Lecture, lecture performance
The Next War
With Judith Raum and Marina Gržinić
Can the present be conceived of as a pre-war period? Or has the “next war” already begun? What must the European understanding of history clear away in order to look the present squarely in the face? Where are the new imperial rivalries and collective projections heading?
Europe, Racialization, Coloniality: The Problem of the Present for Future Scenarios
Marina Gržinić
Marina Gržinić will talk about a trajectory of Europe that develops in a process of steady and brutal racializations under the “invisible” hand of the Western canon. This is today clearly envisioned by the refugee situation in Europe. But already in 1915, nine months after the beginning of WWI (sometimes called “The war to end all wars”) W.E.B. Du Bois wrote his article “The African Roots of War”. In it he tells clearly about links between racism, war and empire that lead to WWI. As early as in 1915, DuBois and other readers of his text (for example, Howard Winant) had interpreted the First World War as a race war.

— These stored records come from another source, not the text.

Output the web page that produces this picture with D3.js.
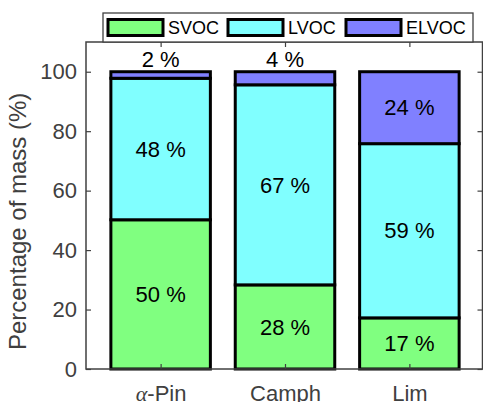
<!DOCTYPE html>
<html><head><meta charset="utf-8">
<script src="https://cdn.jsdelivr.net/npm/d3@7"></script>
<style>body{margin:0;background:#fff}svg{display:block}</style>
</head><body>
<svg id="c" width="483" height="402"></svg>
<script>
const categories = ["α-Pin", "Camph", "Lim"];
const seriesNames = ["SVOC", "LVOC", "ELVOC"];
const svoc = [50.2, 28.3, 17.2];
const lvoc = [47.6, 67.3, 58.6];
const elvoc = [2.2, 4.4, 24.2];
const yTicks = [0, 20, 40, 60, 80, 100];
const colors = ["#80ff80", "#80ffff", "#8080ff"];

const svg = d3.select("#c");
const font = "'Liberation Sans', Arial, sans-serif";
const axisColor = "#404040";

const x = d3.scaleLinear().domain([0.4, 3.6]).range([86, 484]);
const y = d3.scaleLinear().domain([0, 110]).range([369, 42]);

const table = categories.map((c, i) => ({cat: c, idx: i + 1, SVOC: svoc[i], LVOC: lvoc[i], ELVOC: elvoc[i]}));
const stacked = d3.stack().keys(seriesNames)(table);
const bw = 0.8;

// bars
const g = svg.append("g");
stacked.forEach((layer, si) => {
  g.selectAll(null).data(layer).enter().append("rect")
    .attr("x", d => x(d.data.idx - bw / 2))
    .attr("width", d => x(d.data.idx + bw / 2) - x(d.data.idx - bw / 2))
    .attr("y", d => y(d[1]))
    .attr("height", d => y(d[0]) - y(d[1]))
    .attr("fill", colors[si])
    .attr("stroke", "#000")
    .attr("stroke-width", 3);
});

// axes
const yLeft = d3.axisLeft(y).tickValues(yTicks).tickSize(-5).tickSizeOuter(0).tickPadding(9);
const yRight = d3.axisRight(y).tickValues(yTicks).tickSize(-5).tickSizeOuter(0).tickFormat("");
const xBottom = d3.axisBottom(x).tickValues([1, 2, 3]).tickSize(-5).tickSizeOuter(0).tickPadding(16)
  .tickFormat((d, i) => "");
const xTop = d3.axisTop(x).tickValues([1, 2, 3]).tickSize(-5).tickSizeOuter(0).tickFormat("");

const gl = svg.append("g").attr("transform", `translate(${x(0.4)},0)`).call(yLeft);
const gr = svg.append("g").attr("transform", `translate(482.5,0)`).call(yRight);
const gb = svg.append("g").attr("transform", `translate(0,${y(0)})`).call(xBottom);
const gt = svg.append("g").attr("transform", `translate(0,${y(110)})`).call(xTop);
[gl, gr, gb, gt].forEach(a => {
  a.select(".domain").remove();
  a.selectAll(".tick line").attr("stroke", axisColor).attr("stroke-width", 1.2);
  a.selectAll("text").attr("fill", axisColor).style("font-family", font).style("font-size", "22px");
});
// frame
svg.append("rect").attr("x", x(0.4)).attr("y", y(110)).attr("width", 482.5 - x(0.4)).attr("height", y(0) - y(110))
  .attr("fill", "none").attr("stroke", axisColor).attr("stroke-width", 1.5);

// category labels
gb.selectAll(".tick").each(function(d, i) {
  const t = d3.select(this).append("text").attr("y", 32).attr("text-anchor", "middle")
    .attr("fill", axisColor).style("font-family", font).style("font-size", "22px");
  const c = categories[i];
  if (c.startsWith("α")) {
    t.append("tspan").text("α").style("font-style", "italic").style("font-family", "'Liberation Serif', serif");
    t.append("tspan").text(c.slice(1));
  } else t.text(c);
});

// y label
svg.append("text").attr("transform", `translate(26,${(y(0) + y(100)) / 2 + 1}) rotate(-90)`)
  .attr("text-anchor", "middle").attr("fill", axisColor)
  .style("font-family", font).style("font-size", "24px").text("Percentage of mass (%)");

// value labels
stacked.forEach((layer, si) => {
  layer.forEach(d => {
    const v = d[1] - d[0];
    const cy = v < 10 ? y(100) - 12 : (y(d[0]) + y(d[1])) / 2;
    svg.append("text").attr("x", x(d.data.idx)).attr("y", cy).attr("dy", "0.35em")
      .attr("text-anchor", "middle").attr("fill", "#000")
      .style("font-family", font).style("font-size", "22px")
      .text(Math.round(v) + " %");
  });
});

// legend
const lg = svg.append("g");
lg.append("rect").attr("x", 103).attr("y", 13).attr("width", 370).attr("height", 29)
  .attr("fill", "#fff").attr("stroke", axisColor).attr("stroke-width", 1.3);
const legX = [108, 228, 346];
seriesNames.forEach((n, i) => {
  lg.append("rect").attr("x", legX[i]).attr("y", 19.5).attr("width", 55).attr("height", 16)
    .attr("fill", colors[i]).attr("stroke", "#000").attr("stroke-width", 3);
  lg.append("text").attr("x", legX[i] + 60).attr("y", 28).attr("dy", "0.35em")
    .attr("fill", "#000").style("font-family", font).style("font-size", "18px").text(n);
});
</script>
</body></html>
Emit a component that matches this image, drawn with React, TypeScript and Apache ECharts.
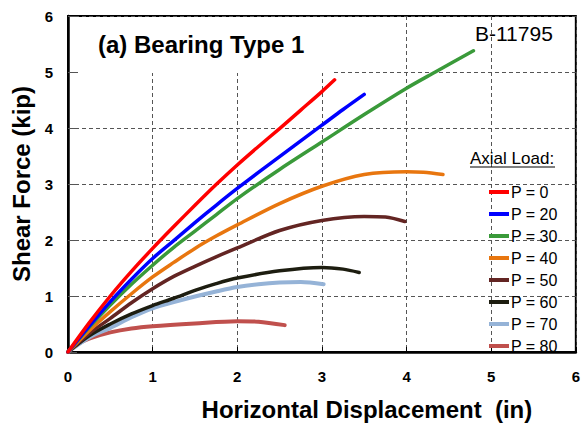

From there is a direct link to a present Europe of racialization and coloniality. As Fanon stated some decades later in 1961 in his book “The Wretched of the Earth”: “Europe is literally the creation of the Third World. The riches which are choking it are those plundered from the underdeveloped peoples […] And when the head of a European nation declares with hand on heart that he must come to the aid of the unfortunate peoples of the underdeveloped world, we do not tremble with gratitude.” Or as stated by Ann Laura Stoler at issue here “is neither stubborn ignorance nor sudden knowledge… on the contrary, it reflects on the conceptual processes, academic conventions, and affective practices that both elicit and elude recognition of how colonial histories matter!” in present Europe and EU and for future scenarios.
am of the opinion strike is useful (2015)
Judith Raum with Susanne Sachsse
In her artistic research, Judith Raum has explored the German influence on the economy and culture of the Ottoman Empire in the years before World War I, looking especially for narratives of alternative economies and local resistance against rationalization and modernization. In 1888, Deutsche Bank, just recently founded, was awarded the concession to build the Anatolian Railway and later the Baghdad Railway, evoking a whole series of colonial and capitalist phantasies. In a new lecture performance, Judith Raum explores the habitus of various figures in the Anatolian Railway strike of 1908. With sculptural acts and in dialogue with the actress Susanne Sachsse, she reacts to historical photographs, drawings, and letters and in so doing creates a labyrinthine network of links between aesthetic, social, economic, and colonial history. The gestures and the rhetoric of power, as they appear in the Anatolian Railway project, become an expression of a defeasible economic principle that did not end with the colonial era, but continues today.
Biographies
Marina Gržinić is a philosopher, artist and theoretician. She is a researcher at the FI SRC SASA (Research Center of the Slovenian Academy of Science and Arts) Ljubljana and professor at the Academy of Fine Arts in Vienna. She has published ten books (monographs and translations), both at home and abroad. In 2014, in collaboration with Šefik Tatlić, she co-authored a book Necropolitics, Racialization and Global Capitalism: Historicization of Biopolitics and Forensics of Politics, Art, and Life (2014).
Judith Raum lives and works in Berlin. After studying art in Frankfurt and New York, she completed her masters in philosophy, art history, and psychoanalysis at Universität Frankfurt with honors. Her work seeks out the symbiosis of artistic and scientific formats of knowledge, and includes performance lectures, artistic works based on detailed research, and aesthetic engagements with philosophical issues. The works of the current Villa Romana fellow have been shown in solo shows at SALT Beyoğlu, Istanbul (2015) and at Heidelberger Kunstverein (2014). Her recent book Eser was published by Archive Books in 2015.
Susanne Sachsse is an actor and director. In the 1990s she was a member of the Berliner Ensemble where she worked with Heiner Müller, Robert Wilson and Einar Schleef. In 2001 she co-founded the CHEAP artists’ collective, with which she developed performances for the HAU/Berlin, the Steirischer Herbst festival and the Donaufestival. Since then Sachsse has worked in a variety of performance, film and art contexts, for example with Yael Bartana, Bruce LaBruce, Phil Collins, Keren Cytter, Vaginal Davis, Katya Sander and Vegard Vinge. In 2014 she played the lead role in LaBruce’s award-winning film adaptation of Schönberg’s Pierrot Lunaire. Sachsse’s first video work Serious Ladies (2013) was initially presented as an installation at KW Berlin and then shown by galleries and at a number of international film festivals. She is currently working on her first feature film entitled Original Sin.